# Written exercise
Output, please, exactly those lines of the listing that come before the line with "(0,0) rectangle (588,789);", along with that line itself.
***** Records shown
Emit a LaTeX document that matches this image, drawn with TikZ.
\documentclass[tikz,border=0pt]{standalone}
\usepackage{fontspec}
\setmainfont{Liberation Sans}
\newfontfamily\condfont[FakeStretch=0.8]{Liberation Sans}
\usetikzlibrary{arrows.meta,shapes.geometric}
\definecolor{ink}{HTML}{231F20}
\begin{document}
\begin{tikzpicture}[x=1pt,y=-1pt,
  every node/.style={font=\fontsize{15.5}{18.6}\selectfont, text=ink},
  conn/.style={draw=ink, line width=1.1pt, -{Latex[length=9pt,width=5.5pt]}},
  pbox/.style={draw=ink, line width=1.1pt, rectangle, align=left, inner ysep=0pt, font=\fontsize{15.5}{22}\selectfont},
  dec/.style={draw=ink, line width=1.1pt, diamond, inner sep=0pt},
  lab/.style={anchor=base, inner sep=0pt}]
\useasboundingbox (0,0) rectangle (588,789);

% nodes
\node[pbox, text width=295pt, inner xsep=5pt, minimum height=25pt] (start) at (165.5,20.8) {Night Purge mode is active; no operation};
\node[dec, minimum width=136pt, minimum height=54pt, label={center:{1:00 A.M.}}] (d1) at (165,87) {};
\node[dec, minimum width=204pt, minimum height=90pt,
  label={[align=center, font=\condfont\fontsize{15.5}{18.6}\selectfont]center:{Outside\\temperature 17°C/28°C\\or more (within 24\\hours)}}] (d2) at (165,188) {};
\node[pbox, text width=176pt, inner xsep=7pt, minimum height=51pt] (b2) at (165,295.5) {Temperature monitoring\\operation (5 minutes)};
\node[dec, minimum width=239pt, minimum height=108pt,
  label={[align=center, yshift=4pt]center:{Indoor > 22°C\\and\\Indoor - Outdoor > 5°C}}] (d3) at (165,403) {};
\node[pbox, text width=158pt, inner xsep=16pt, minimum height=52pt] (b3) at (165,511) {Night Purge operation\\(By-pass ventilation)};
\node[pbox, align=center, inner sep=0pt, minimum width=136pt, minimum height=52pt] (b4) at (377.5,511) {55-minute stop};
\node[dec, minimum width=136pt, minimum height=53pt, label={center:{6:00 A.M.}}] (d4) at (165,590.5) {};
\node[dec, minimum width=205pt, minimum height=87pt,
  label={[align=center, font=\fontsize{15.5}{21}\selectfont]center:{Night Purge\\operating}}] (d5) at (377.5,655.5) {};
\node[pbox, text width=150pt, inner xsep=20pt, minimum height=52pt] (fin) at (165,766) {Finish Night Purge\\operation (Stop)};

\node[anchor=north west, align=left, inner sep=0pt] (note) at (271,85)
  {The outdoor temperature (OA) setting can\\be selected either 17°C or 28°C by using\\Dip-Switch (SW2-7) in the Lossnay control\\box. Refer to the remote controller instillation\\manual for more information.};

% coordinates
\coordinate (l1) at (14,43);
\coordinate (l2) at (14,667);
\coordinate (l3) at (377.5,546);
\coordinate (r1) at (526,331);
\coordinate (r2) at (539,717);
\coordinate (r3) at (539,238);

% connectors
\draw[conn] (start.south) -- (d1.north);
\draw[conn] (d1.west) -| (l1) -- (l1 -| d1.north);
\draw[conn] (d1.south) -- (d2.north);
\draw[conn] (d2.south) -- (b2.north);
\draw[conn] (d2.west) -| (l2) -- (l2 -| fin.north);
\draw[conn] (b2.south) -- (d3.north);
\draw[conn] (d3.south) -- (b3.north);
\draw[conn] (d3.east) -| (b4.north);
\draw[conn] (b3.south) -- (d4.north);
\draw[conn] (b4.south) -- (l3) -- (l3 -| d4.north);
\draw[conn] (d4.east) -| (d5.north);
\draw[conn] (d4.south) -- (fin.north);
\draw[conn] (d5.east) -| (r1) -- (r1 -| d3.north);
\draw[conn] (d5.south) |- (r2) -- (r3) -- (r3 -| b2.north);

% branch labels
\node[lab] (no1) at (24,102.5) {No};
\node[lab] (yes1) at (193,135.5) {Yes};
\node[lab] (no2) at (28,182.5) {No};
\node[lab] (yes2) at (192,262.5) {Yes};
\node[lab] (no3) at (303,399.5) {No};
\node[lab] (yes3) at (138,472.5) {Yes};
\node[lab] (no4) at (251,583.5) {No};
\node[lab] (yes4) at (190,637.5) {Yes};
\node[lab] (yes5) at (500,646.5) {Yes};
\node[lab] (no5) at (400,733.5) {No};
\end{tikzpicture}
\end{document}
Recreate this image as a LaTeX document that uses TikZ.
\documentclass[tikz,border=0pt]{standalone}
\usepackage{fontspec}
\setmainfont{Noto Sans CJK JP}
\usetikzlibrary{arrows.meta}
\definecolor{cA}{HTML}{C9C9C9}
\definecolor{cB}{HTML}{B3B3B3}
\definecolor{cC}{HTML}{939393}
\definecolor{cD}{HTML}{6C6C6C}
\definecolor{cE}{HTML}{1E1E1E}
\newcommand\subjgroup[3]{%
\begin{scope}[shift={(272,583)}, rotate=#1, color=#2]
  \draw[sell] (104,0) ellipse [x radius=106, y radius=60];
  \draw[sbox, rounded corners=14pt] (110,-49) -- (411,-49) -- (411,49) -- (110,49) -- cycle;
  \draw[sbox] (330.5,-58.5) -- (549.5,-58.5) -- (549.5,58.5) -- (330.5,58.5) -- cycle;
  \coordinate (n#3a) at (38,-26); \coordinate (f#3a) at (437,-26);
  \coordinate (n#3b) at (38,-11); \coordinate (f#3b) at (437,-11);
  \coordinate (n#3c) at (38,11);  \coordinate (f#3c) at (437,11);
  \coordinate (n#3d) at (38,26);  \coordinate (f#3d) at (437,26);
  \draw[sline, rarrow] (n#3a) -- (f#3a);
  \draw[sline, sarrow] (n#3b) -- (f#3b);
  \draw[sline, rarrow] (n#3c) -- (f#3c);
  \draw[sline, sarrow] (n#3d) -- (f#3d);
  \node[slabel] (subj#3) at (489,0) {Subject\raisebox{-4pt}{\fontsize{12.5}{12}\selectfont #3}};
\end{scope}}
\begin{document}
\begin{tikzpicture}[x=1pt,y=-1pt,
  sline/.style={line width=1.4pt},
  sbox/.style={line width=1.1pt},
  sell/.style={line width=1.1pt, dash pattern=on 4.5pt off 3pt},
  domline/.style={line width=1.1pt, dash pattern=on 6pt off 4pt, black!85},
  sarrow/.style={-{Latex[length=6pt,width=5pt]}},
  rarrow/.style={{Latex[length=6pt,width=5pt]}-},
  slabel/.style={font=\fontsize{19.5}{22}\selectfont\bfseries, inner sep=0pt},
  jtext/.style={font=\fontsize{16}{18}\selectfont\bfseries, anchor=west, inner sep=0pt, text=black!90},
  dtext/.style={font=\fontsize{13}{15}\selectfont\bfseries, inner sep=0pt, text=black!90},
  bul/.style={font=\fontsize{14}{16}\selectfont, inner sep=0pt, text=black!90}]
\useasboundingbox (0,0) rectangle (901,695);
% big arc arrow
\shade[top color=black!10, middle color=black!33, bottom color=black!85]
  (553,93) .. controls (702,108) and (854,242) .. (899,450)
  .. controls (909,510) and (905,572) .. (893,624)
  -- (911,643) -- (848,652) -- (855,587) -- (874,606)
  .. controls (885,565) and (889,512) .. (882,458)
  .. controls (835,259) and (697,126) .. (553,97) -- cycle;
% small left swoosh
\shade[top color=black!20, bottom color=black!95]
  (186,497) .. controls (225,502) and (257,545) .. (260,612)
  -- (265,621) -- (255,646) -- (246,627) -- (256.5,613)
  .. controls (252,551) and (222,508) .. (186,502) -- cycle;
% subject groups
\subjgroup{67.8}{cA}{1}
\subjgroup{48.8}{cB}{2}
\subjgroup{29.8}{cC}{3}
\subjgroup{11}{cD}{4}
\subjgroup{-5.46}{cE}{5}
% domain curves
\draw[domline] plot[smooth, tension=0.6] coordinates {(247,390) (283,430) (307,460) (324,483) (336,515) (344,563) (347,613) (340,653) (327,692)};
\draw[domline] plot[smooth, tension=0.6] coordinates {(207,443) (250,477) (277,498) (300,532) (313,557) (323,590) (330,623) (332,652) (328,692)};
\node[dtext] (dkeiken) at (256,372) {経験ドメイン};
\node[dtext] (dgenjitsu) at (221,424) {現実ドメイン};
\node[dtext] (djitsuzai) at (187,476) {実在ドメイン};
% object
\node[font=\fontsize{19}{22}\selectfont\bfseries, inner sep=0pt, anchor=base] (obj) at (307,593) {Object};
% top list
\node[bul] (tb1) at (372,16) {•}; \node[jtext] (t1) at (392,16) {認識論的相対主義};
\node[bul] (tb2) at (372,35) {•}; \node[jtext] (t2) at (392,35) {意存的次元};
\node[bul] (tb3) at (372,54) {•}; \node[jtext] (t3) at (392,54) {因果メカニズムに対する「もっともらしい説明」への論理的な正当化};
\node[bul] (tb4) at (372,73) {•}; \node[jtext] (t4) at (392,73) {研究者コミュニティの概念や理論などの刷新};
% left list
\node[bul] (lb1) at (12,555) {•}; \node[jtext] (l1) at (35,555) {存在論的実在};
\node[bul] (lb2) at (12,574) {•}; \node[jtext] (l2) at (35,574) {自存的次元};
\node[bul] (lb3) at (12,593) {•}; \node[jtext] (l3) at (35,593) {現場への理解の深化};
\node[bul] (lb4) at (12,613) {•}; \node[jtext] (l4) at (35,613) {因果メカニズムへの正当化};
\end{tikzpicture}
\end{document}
**********
# Finished answer
Emit a LaTeX document that matches this image, drawn with TikZ.
\documentclass[tikz,border=0pt]{standalone}
\usepackage{fontspec}
\setmainfont{Liberation Sans}
\newfontfamily\condfont[FakeStretch=0.8]{Liberation Sans}
\usetikzlibrary{arrows.meta,shapes.geometric}
\definecolor{ink}{HTML}{231F20}
\begin{document}
\begin{tikzpicture}[x=1pt,y=-1pt,
  every node/.style={font=\fontsize{15.5}{18.6}\selectfont, text=ink},
  conn/.style={draw=ink, line width=1.1pt, -{Latex[length=9pt,width=5.5pt]}},
  pbox/.style={draw=ink, line width=1.1pt, rectangle, align=left, inner ysep=0pt, font=\fontsize{15.5}{22}\selectfont},
  dec/.style={draw=ink, line width=1.1pt, diamond, inner sep=0pt},
  lab/.style={anchor=base, inner sep=0pt}]
\useasboundingbox (0,0) rectangle (588,789);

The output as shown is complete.